Not if misa is not implemented, as @en-sc pointed out.

abstactcs DM register has bunch of reserved bits - some of them could provide XLEN size

That would mean that the DM would need to know XLEN for each hart that it's attached to. That might be easy in your implementation where the DM is tightly coupled with the hart(s)[^1] but it would be a problem in large, heterogenous systems because the DM might not know much about the harts. Maybe this isn't a problem in practice since very few implementations support optional abstract accesses due to their inherent limitations (lack of support for V registers, abstract access's lack of support for fence.i after the debugger writes an ebreak to memory, these problems with aarsize and CSR accesses, etc.). However, I still think that it wouldn't be clean to require the DM to know about XLEN.

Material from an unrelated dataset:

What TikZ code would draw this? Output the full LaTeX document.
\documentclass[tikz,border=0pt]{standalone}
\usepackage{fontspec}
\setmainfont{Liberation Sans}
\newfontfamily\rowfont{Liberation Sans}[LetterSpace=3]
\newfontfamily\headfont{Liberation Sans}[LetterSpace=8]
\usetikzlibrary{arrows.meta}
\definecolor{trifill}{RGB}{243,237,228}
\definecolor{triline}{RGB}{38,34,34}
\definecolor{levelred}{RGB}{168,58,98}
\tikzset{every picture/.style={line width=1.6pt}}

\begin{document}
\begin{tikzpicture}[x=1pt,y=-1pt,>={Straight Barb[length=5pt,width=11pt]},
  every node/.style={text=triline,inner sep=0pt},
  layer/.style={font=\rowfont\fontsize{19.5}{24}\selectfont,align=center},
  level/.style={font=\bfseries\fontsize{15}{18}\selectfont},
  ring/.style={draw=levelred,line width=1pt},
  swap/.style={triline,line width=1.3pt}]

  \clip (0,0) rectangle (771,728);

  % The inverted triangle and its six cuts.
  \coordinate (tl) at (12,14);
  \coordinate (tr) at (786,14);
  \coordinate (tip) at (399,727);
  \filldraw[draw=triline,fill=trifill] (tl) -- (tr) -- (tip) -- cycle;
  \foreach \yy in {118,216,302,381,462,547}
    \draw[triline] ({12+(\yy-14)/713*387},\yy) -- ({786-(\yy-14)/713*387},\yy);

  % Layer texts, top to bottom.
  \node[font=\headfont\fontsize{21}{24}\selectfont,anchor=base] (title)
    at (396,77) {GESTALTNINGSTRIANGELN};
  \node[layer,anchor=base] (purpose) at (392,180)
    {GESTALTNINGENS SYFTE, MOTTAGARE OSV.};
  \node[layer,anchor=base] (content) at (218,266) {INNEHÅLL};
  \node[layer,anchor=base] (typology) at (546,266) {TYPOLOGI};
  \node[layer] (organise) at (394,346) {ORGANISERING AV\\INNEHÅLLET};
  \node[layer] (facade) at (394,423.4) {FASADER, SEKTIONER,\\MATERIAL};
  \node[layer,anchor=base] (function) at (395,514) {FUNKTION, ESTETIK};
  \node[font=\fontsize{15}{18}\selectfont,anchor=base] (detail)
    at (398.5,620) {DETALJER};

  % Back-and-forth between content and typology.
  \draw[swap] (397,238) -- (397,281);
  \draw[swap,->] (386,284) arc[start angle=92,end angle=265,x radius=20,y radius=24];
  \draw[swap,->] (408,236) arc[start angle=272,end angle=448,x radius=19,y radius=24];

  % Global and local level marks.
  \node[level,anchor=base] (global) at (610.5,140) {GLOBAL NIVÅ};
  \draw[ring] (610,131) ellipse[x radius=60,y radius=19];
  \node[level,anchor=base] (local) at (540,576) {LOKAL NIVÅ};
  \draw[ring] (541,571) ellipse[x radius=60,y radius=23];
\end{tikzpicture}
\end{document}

[^1]: I infer that you're tightly coupling this since you were talking about having your DM do CSR decode. A more general solution would have the DM send the command to the hart and the hart would reply to the DM with an error, which it would then put into cmderr.

algrobman commented 9 months ago

1) 2 data registers and memory abstract command mean 32 bit CPU. 2) 2 data registers and no memory abstract commands mean possibility of 64 bit CPU, failing 64 bit access to a GPR means 32 bit CPU.

3) For multihart system, selected hart could provide its current XLEN value to the DM register which I think, more cleaner solution, than rely on errors.

All multiple RISCV CPU versions, I was working recent years, implement abstract commands and not program buffer, which requires much more extensive verification, than abstract commands.

timsifive commented 9 months ago

@algrobman, you make some good arguments why aarsize is unnecessary, and we could instead have a different mechanism to determine XLEN. Unfortunately the spec is a few approvals short of being frozen and we can't make any changes right now.

I'm not sure what the right solution would be, but something more closely matching csrr and csrw semantics would make sense.